Conectas: Como você avalia o impacto das fake news e da desinformação especificamente na população LGBTI+? Quais são as principais ameaças? Há possibilidades de criar estratégias para garantir os direitos humanos nos ambientes digitais?
Keila Simpson: A desinformação é extremamente danosa. Ela não só espalha mentiras, mas também contamina as pessoas, que constroem narrativas para confirmar essas mentiras. Isso é perigoso, violento e desagregador. Potencializa a violência, permitindo que pessoas cometam atos violentos contra outras, muitas vezes sem sequer conhecê-las. As fake news criam tensões e, muitas vezes, nos vemos em discussões nas redes sociais com pessoas distantes, defendendo suas “verdades” como se fosse natural em um mundo tão complexo e diverso. A desinformação, portanto, agrava essa situação.
A fake news, além de violenta, dificulta nossas possibilidades de reação. O que temos feito são ações positivas nas redes sociais, promovendo o que entendemos como o correto. Não estamos impondo nossa visão, mas pedindo respeito à nossa liberdade de expressão, dentro de um contexto democrático e plural. Nossos canais de comunicação são informativos, e buscamos tornar cada vez mais didáticos e elucidativos, para que a sociedade use esses espaços para disseminar saberes e refletir. Apesar de atingirmos uma parcela da população, sabemos que ainda há resistência de quem se opõe ao que acreditamos ser importante. Mas seguimos firme, buscando garantir que nossa população seja tratada com respeito.

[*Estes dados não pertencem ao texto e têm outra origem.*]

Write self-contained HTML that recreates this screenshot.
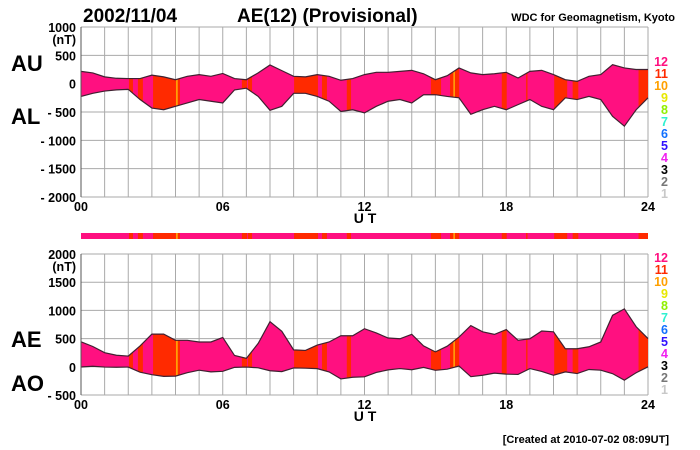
<!DOCTYPE html>
<html><head><meta charset="utf-8"><style>
body{margin:0;background:#fff;width:700px;height:450px;overflow:hidden}
svg{display:block;font-family:"Liberation Sans",Arial,sans-serif;font-weight:bold}
</style></head><body>
<svg id="c" width="700" height="450"></svg>
<script>
const hours=[0,0.5,1,1.5,2,2.5,3,3.5,4,4.5,5,5.5,6,6.5,7,7.5,8,8.5,9,9.5,10,10.5,11,11.5,12,12.5,13,13.5,14,14.5,15,15.5,16,16.5,17,17.5,18,18.5,19,19.5,20,20.5,21,21.5,22,22.5,23,23.5,24];
const auValues=[217,190,120,95,90,90,150,120,70,130,160,130,180,90,70,190,330,230,130,120,160,130,60,90,160,200,200,217,235,175,70,140,277,190,160,175,200,100,217,235,160,70,40,130,160,335,277,250,250];
const alValues=[-225,-170,-130,-110,-100,-280,-430,-460,-400,-340,-280,-310,-340,-110,-80,-225,-470,-400,-170,-170,-225,-310,-490,-460,-515,-400,-310,-280,-340,-195,-195,-225,-250,-540,-460,-400,-460,-370,-280,-400,-460,-250,-280,-225,-280,-577,-750,-460,-250];
const segStart=[2.03,2.41,3.05,4.02,4.1,6.81,7.07,9.02,10.2,11.25,14.81,15.62,15.76,15.83,17.81,18.84,20.03,20.81,23.6];
const segEnd=[2.2,2.62,4.02,4.1,4.19,7.03,7.24,10.03,10.41,11.43,15.24,15.76,15.83,16.01,18.02,18.9,20.58,21.05,24];
const segCount=[11,11,11,10,11,11,11,11,11,11,11,11,10,11,11,11,11,11,11];
const legendLabels=['12','11','10','9','8','7','6','5','4','3','2','1'];
const legendColors=['#ff1080','#ff2a00','#ffa000','#e8e800','#90f000','#30f0d0','#1070ff','#3010ff','#f020f0','#000','#777','#c8c8c8'];
const topTicks=[1000,500,0,-500,-1000,-1500,-2000];
const botTicks=[2000,1500,1000,500,0,-500];
const xTicks=['00','06','12','18','24'];
const colorOf={12:'#ff1080',11:'#ff2a00',10:'#ffa000'};

const NS='http://www.w3.org/2000/svg',svg=document.getElementById('c');
function el(t,a,p){const e=document.createElementNS(NS,t);for(const k in a)e.setAttribute(k,a[k]);(p||svg).appendChild(e);return e;}
const X0=81,X1=648;
const xs=h=>X0+(X1-X0)*h/24;
function txt(s,x,y,size,anchor,name,fill){const t=el('text',{x,y,'font-size':size,'text-anchor':anchor||'start',fill:fill||'#000'});t.textContent=s;

return t;}

function panel(id,top,bot,vmax,vmin,ticks,upper,lower,leg0){
  const ys=v=>top+(vmax-v)*(bot-top)/(vmax-vmin);
  const g=el('g',{});
  
  
  for(let h=0;h<=24;h++)el('line',{x1:xs(h),x2:xs(h),y1:top,y2:bot,stroke:'#aaa','stroke-width':1},g);
  ticks.forEach(v=>{el('line',{x1:X0,x2:X1,y1:ys(v),y2:ys(v),stroke:'#aaa','stroke-width':1},g);
    txt((v<0?'- ':'')+Math.abs(v),76,ys(v)+5,12.5,'end',id+'-y-tick-label');});
  txt('(nT)',76,top+17,12.5,'end',id+'-y-unit');
  let up=hours.map((h,i)=>xs(h)+','+ys(upper[i])).join(' ');
  let lo=hours.map((h,i)=>xs(h)+','+ys(lower[i])).reverse().join(' ');
  const cp=el('clipPath',{id:'cp'+id},g);el('polygon',{points:up+' '+lo},cp);
  const fg=el('g',{'clip-path':'url(#cp'+id+')'},g);
  el('rect',{x:X0,y:top,width:X1-X0,height:bot-top,fill:colorOf[12]},fg);
  segStart.forEach((s,i)=>{const r=el('rect',{x:xs(s),y:top,width:xs(segEnd[i])-xs(s),height:bot-top,fill:colorOf[segCount[i]]},fg);
    
    });
  const pu=el('polyline',{points:up,fill:'none',stroke:'#402030','stroke-width':1.2},g);
  
  
  const pl=el('polyline',{points:hours.map((h,i)=>xs(h)+','+ys(lower[i])).join(' '),fill:'none',stroke:'#402030','stroke-width':1.2},g);
  
  
  el('line',{x1:X0,x2:X0,y1:top,y2:bot,stroke:'#555'},g);
  xTicks.forEach((s,i)=>txt(s,xs(i*6),bot+14,12.5,'middle',id+'-x-tick-label'));
  txt('U T',365,bot+26,14,'middle',id+'-x-axis-title');
  legendLabels.forEach((s,i)=>txt(s,668,leg0+i*12,12.5,'end',id+'-legend-entry',legendColors[i]));
}
panel('top',27,197,1000,-2000,topTicks,auValues,alValues,66);
const aeValues=auValues.map((u,i)=>u-alValues[i]);
const aoValues=auValues.map((u,i)=>(u+alValues[i])/2);
panel('bottom',254,395,2000,-500,botTicks,aeValues,aoValues,262);

// color bar
const cb=el('rect',{x:X0,y:233,width:X1-X0,height:6,fill:colorOf[12]});


segStart.forEach((s,i)=>{const r=el('rect',{x:xs(s),y:233,width:xs(segEnd[i])-xs(s),height:6,fill:colorOf[segCount[i]]});
  
  });

txt('2002/11/04',83,22,19,'start','date-title');
txt('AE(12) (Provisional)',237,22,19,'start','chart-title');
txt('WDC for Geomagnetism, Kyoto',675,21,11,'end','source-label');
txt('AU',11,71,22,'start','au-label');
txt('AL',11,124,22,'start','al-label');
txt('AE',11,347,22,'start','ae-label');
txt('AO',11,391,22,'start','ao-label');
txt('[Created at 2010-07-02 08:09UT]',669,443,11,'end','created-footer');
</script>
</body></html>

Conectas: Em 2013, você recebeu o Prêmio Nacional de Direitos Humanos pelos serviços prestados à comunidade LGBTQIA+ no Brasil. Olhando para trás, quais foram os avanços mais significativos que você testemunhou desde então? E quais são os desafios mais urgentes que ainda precisamos enfrentar para garantir a plena cidadania e respeito às pessoas trans no Brasil?
Keila Simpson: Recebi o prêmio em 2013, já faz 21 anos. Naquele período, o panorama era bem diferente. Não havia essa violência gratuita, a polarização política ainda não tinha chegado às redes sociais e ruas. A violência existia, mas não era tão orgulhosa como é hoje. As pessoas agora se orgulham de ser violentas, de espalhar mentiras, algo que não acontecia há 20 anos. O processo de retrocessos começou, e com isso, a política entrou nas pautas dos movimentos sociais. Surgiram os “salvadores da pátria”, os “anticorrupção”, e começamos a ver a distorção das críticas, o que impactou diretamente nossos movimentos. Os governos de direita pioraram a nossa capacidade de atuar, e sair desse processo não é simples.
Temos atuado muito no fortalecimento das nossas organizações e buscando diálogo mais direto com o poder público para avançar na cidadania e criar condições para a população trans. A Antra tem feito projetos de formação, capacitação e ações de massa. Em meio aos retrocessos, continuamos criando ações para reparar o que vivemos. Um avanço significativo foi a entrada de pessoas trans na política, com algumas se elegendo. Embora ainda sejamos poucos, essa é uma possibilidade importante de ampliação. A cada ano, vemos um processo mais qualificado de pessoas trans nas disputas eleitorais. As lideranças estão mais maduras e conscientes de que não é necessário discutir pautas que desrespeitem suas identidades. As parlamentares trans, em diferentes níveis, trabalham pela comunidade em geral, sem se limitar a um segmento específico. Trabalham amplamente nas pautas políticas das cidades e estados onde atuam.